Picking up where earlier thinkers like Baudelaire, Benjamin and Simmel left off, Rose is interested in mental life in the city - in how the urban experience quite literally gets 'under the skin', influencing our mental well-being and even our material constitution, and thus raising new questions about how and why mental illnesses are unevenly distributed across social space. Like David Chandler, Rose is sympathetic to ideas of resilience (unlike many in the critical social sciences), and is concerned with understanding the concept from the cellular to the societal scale - why is it that some people aren't as affected by the mental strains of urban life as others, and what can emerging biological sciences sciences tell us about the reasons for such differences?

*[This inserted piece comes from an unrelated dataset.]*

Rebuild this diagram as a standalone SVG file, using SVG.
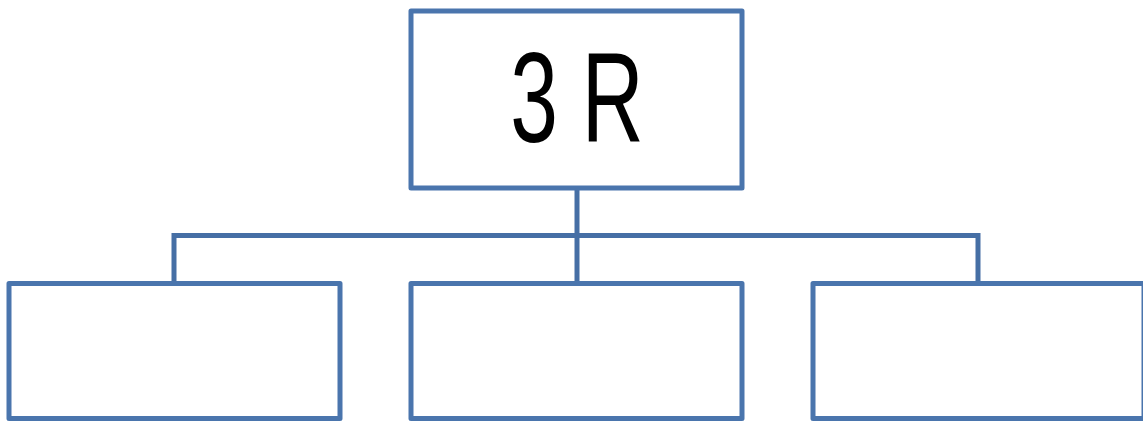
<svg xmlns="http://www.w3.org/2000/svg" width="1143" height="423" viewBox="0 0 1143 423">
  <style>
    .box { fill: #ffffff; stroke: #4A75AD; stroke-width: 5; stroke-linejoin: round; }
    .conn { fill: none; stroke: #466FA5; stroke-width: 5; }
    .label { font-family: "Liberation Sans", Arial, sans-serif; font-size: 128px; fill: #000000; text-anchor: middle; }
  </style>
  <rect width="1143" height="423" fill="#ffffff"/>
  <g id="connectors">
    <line class="conn" x1="577" y1="188" x2="577" y2="283"/>
    <polyline class="conn" points="174,283 174,235.5 978,235.5 978,283"/>
  </g>
  <g id="node-top">
    <rect class="box" x="411" y="11" width="331" height="177"/>
    <text class="label" transform="translate(577,142) scale(0.67,1)">3 R</text>
  </g>
  <g id="node-left">
    <rect class="box" x="9" y="283.5" width="331" height="135"/>
  </g>
  <g id="node-middle">
    <rect class="box" x="411" y="283.5" width="331" height="135"/>
  </g>
  <g id="node-right">
    <rect class="box" x="813" y="283.5" width="331" height="135"/>
  </g>
</svg>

Rose is not interested in reducing affective experience to either biological or social processes. A lot of work has examined phenomena like stress and loneliness in urban settings but, rather than take these as objective things, Rose is concerned with how they are rendered into thought and experienced subjectively, and how they subsequently perhaps influence the ongoing re-making of the brain.
Rose's work does not necessarily sit easily with those concerned about the history and residues of various forms of biological and genetic determinism in the understanding of social inequality and social change. All I want to comment briefly on now are some interesting resonances between Rose's thinking and broader debates about the Anthropocene.

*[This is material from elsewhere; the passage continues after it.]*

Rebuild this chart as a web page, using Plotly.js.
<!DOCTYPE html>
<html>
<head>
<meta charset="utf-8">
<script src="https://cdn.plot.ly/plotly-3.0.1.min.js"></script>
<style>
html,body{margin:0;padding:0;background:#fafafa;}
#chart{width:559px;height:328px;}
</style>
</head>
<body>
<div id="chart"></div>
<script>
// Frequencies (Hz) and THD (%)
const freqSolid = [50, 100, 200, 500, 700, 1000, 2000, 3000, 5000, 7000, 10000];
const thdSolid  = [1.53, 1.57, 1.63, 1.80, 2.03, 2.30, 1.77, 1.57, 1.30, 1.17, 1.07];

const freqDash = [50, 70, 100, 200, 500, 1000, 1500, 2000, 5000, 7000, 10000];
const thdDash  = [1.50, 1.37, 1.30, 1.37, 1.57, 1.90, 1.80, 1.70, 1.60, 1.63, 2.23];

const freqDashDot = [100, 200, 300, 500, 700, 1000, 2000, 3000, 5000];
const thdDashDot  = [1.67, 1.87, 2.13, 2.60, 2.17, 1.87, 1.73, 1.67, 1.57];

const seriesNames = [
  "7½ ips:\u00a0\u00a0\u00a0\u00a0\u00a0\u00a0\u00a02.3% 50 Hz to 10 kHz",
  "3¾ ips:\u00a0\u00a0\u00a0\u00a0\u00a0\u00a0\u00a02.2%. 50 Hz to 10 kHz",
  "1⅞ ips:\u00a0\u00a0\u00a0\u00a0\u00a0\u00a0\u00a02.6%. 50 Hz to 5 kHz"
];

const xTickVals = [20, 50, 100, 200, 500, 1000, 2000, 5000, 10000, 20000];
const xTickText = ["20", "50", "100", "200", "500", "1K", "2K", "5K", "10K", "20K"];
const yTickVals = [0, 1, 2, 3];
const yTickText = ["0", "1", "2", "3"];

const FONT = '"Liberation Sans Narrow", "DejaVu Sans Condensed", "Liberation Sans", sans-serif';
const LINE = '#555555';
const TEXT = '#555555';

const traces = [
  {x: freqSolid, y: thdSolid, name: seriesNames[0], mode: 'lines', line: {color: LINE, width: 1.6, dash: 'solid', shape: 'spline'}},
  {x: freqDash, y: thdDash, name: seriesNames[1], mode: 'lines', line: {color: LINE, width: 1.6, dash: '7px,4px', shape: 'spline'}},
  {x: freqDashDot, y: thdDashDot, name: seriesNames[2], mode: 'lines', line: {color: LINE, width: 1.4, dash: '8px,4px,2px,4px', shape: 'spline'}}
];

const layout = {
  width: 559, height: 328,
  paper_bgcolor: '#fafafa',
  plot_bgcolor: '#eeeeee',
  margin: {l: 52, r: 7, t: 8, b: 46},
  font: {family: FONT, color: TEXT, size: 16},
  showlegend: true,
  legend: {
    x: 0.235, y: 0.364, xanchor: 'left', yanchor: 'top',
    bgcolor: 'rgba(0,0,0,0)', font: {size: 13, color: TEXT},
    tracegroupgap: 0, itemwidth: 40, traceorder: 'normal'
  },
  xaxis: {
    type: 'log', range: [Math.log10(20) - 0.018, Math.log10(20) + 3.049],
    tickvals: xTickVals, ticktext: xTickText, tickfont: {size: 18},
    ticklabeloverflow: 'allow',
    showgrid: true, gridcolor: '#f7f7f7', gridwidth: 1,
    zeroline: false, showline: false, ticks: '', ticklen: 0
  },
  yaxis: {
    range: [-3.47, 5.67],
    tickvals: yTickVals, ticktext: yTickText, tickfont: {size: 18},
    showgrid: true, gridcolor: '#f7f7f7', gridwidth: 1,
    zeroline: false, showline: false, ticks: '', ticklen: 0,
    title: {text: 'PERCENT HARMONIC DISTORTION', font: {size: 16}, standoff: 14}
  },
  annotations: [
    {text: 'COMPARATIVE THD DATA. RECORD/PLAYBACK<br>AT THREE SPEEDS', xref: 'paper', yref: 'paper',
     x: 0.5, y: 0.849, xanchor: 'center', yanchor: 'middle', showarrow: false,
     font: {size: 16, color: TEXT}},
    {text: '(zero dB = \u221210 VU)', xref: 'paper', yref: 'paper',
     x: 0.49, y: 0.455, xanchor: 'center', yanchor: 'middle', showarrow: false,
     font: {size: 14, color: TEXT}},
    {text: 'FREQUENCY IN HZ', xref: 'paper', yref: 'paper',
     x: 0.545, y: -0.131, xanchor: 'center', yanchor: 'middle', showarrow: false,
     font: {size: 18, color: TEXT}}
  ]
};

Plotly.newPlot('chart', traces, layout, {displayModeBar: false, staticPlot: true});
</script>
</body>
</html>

Both of the discussions I've described have highlighted how we are witnessing a period of boundary-blurring between the geologic, the human, and biologic. Discussions of the Anthropocene have revolved not just around the embedding of the human trace in geological strata, but also in observations about the material make-up of human bodies - about the increasing presence of 'artificial', industrially-produced proteins alongside 'natural' ones, for instance. The city has become something of an icon of the Anthropocene, especially in its visual discourses; the city's materialities contributing to an anthropogenic lithology of tarmac and concrete. But the city is a site where the human body and the human brain, as well as the earth, undergoes transformation, if we follow Rose's arguments. Lines of causality here are shifting. Once-straight arrows on conceptual diagrams are looping back on themselves. And if causation is the stuff of politics - praise, blame and intervention - then the shape of political possibility is perhaps also changing.
Some find the Anthropocene a suffocating idea - we have woken up inside a cloying morass of biological and geological ambiguity, where neat categories of social and political thought are smeared across elongated time-scales and new conceptual maps of human-environment interactions. The very categories of 'human' and 'environment' have been woven into each other, challenging the conventional bases of both political and environmental thought. For some thinkers, the causes and effects of social inequality cannot be thought like they used to be. For others, the protection of an environmental 'out-there' can no longer be so neatly theorised and practiced. Personally, while not wholly sold on some of the arguments being hooked to the Anthropocene bandwagon, I'm sensitive to how political difference and human agency are currently being re-thought in interesting, if challenging, ways. These debates are certainly worth keeping a critical eye on, not least because there are some fascinating links emerging between new ways of thinking about urban life and planetary politics.